::: SUPPLIED MATERIAL

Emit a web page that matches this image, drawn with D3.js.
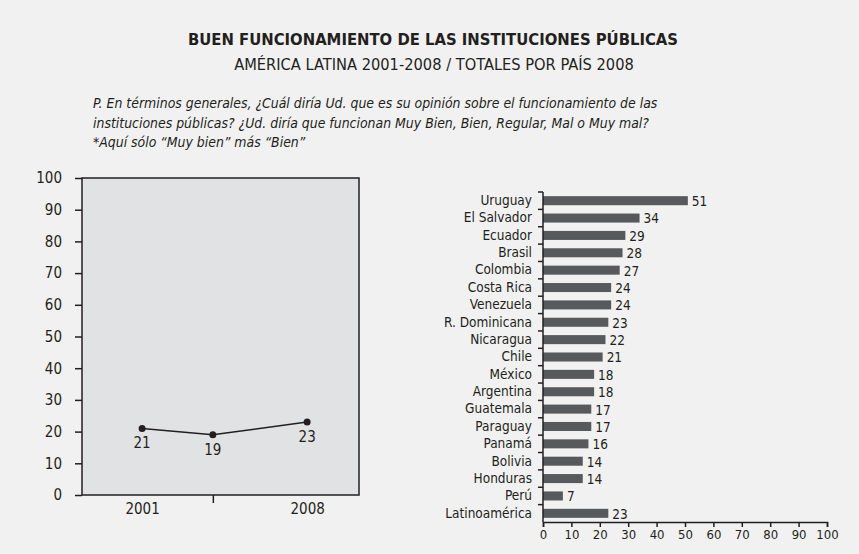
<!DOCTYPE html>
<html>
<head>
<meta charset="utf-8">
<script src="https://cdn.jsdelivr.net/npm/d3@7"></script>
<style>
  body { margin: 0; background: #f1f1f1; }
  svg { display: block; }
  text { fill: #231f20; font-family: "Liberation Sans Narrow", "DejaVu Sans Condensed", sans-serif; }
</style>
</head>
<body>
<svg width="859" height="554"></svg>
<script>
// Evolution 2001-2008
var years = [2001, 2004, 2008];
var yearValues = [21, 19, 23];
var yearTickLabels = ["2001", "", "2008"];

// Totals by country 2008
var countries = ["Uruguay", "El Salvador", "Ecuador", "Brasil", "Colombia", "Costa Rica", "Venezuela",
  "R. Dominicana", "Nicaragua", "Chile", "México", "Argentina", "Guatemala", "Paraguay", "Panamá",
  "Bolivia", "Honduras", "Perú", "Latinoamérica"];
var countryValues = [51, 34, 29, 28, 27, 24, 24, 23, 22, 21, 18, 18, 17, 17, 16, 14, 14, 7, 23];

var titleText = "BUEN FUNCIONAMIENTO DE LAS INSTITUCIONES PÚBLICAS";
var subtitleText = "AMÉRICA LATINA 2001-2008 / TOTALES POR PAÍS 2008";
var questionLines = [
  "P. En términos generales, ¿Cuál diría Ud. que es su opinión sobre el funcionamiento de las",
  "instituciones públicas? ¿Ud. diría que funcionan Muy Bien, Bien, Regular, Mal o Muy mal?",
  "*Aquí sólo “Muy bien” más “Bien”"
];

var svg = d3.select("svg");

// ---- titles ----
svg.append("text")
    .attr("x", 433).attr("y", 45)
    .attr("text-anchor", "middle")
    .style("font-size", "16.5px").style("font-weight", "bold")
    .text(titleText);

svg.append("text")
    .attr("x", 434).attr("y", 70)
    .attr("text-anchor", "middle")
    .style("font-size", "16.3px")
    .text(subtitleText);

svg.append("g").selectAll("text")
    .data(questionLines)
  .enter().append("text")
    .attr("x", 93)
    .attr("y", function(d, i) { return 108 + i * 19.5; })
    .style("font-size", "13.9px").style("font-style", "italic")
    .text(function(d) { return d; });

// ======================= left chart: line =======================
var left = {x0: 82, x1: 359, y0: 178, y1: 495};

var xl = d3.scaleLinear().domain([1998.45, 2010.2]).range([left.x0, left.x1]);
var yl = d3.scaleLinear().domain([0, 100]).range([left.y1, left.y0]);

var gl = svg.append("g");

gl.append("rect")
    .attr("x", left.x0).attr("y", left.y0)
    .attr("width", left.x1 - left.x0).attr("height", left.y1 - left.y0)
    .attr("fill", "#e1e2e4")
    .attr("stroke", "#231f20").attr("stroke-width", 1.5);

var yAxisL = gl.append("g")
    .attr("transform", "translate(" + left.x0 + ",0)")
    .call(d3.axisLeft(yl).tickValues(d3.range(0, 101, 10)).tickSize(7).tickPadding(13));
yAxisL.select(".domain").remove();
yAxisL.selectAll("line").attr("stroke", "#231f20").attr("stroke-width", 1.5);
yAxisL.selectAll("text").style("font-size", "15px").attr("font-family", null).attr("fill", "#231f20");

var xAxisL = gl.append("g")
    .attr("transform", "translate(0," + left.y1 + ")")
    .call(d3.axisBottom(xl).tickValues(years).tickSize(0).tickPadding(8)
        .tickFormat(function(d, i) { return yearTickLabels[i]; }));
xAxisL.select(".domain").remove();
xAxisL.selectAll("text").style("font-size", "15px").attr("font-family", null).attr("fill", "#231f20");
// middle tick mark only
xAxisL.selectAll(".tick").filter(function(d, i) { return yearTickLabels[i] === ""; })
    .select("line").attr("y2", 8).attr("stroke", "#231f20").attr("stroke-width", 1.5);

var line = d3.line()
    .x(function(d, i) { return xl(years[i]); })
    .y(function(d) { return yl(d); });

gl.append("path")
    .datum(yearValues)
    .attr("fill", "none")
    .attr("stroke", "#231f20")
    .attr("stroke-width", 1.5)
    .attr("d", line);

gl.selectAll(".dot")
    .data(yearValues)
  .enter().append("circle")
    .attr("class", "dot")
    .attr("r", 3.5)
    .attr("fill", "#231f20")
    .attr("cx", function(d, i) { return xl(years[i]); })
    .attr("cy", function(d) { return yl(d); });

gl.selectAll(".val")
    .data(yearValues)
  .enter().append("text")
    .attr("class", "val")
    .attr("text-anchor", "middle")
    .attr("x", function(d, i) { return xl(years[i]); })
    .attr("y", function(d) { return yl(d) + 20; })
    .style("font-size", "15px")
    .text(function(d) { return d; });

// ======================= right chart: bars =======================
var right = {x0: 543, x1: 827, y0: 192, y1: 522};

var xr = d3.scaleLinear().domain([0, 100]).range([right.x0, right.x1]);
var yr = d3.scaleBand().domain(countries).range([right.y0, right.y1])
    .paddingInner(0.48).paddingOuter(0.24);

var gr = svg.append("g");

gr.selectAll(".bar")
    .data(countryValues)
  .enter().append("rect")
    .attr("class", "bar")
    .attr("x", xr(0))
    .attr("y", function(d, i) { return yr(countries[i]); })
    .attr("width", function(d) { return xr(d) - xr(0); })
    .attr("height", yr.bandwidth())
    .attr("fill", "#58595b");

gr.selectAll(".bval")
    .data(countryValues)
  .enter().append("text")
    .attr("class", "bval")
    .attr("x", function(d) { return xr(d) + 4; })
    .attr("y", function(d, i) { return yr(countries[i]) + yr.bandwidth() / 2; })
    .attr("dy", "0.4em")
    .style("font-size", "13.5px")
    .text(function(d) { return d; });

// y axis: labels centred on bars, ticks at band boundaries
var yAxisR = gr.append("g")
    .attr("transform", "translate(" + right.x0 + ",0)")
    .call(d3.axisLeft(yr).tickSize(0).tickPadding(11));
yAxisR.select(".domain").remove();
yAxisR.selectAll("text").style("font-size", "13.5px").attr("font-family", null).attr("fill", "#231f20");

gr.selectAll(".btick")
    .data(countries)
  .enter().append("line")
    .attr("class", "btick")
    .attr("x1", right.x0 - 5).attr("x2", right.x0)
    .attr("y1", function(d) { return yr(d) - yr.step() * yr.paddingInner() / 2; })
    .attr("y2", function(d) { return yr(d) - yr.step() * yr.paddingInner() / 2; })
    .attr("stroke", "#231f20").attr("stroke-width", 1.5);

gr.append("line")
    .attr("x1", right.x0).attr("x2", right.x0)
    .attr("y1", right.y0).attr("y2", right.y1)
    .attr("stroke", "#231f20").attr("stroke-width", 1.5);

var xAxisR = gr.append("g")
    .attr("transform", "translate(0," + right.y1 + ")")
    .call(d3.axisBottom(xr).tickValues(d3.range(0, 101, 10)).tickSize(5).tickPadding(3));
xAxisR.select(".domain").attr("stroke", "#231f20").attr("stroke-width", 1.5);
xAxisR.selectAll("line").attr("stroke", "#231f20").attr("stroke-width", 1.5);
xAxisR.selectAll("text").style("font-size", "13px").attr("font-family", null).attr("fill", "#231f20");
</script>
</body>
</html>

::::::

▶ **TASK TO CARRY OUT**:
Pictures stay out. Repeat only the lines from the beginning of the data through the line that has "14, 7, 23];".

▶ **SOLUTION TO THIS EXERCISE**:
Emit a web page that matches this image, drawn with D3.js.
<!DOCTYPE html>
<html>
<head>
<meta charset="utf-8">
<script src="https://cdn.jsdelivr.net/npm/d3@7"></script>
<style>
  body { margin: 0; background: #f1f1f1; }
  svg { display: block; }
  text { fill: #231f20; font-family: "Liberation Sans Narrow", "DejaVu Sans Condensed", sans-serif; }
</style>
</head>
<body>
<svg width="859" height="554"></svg>
<script>
// Evolution 2001-2008
var years = [2001, 2004, 2008];
var yearValues = [21, 19, 23];
var yearTickLabels = ["2001", "", "2008"];

// Totals by country 2008
var countries = ["Uruguay", "El Salvador", "Ecuador", "Brasil", "Colombia", "Costa Rica", "Venezuela",
  "R. Dominicana", "Nicaragua", "Chile", "México", "Argentina", "Guatemala", "Paraguay", "Panamá",
  "Bolivia", "Honduras", "Perú", "Latinoamérica"];
var countryValues = [51, 34, 29, 28, 27, 24, 24, 23, 22, 21, 18, 18, 17, 17, 16, 14, 14, 7, 23];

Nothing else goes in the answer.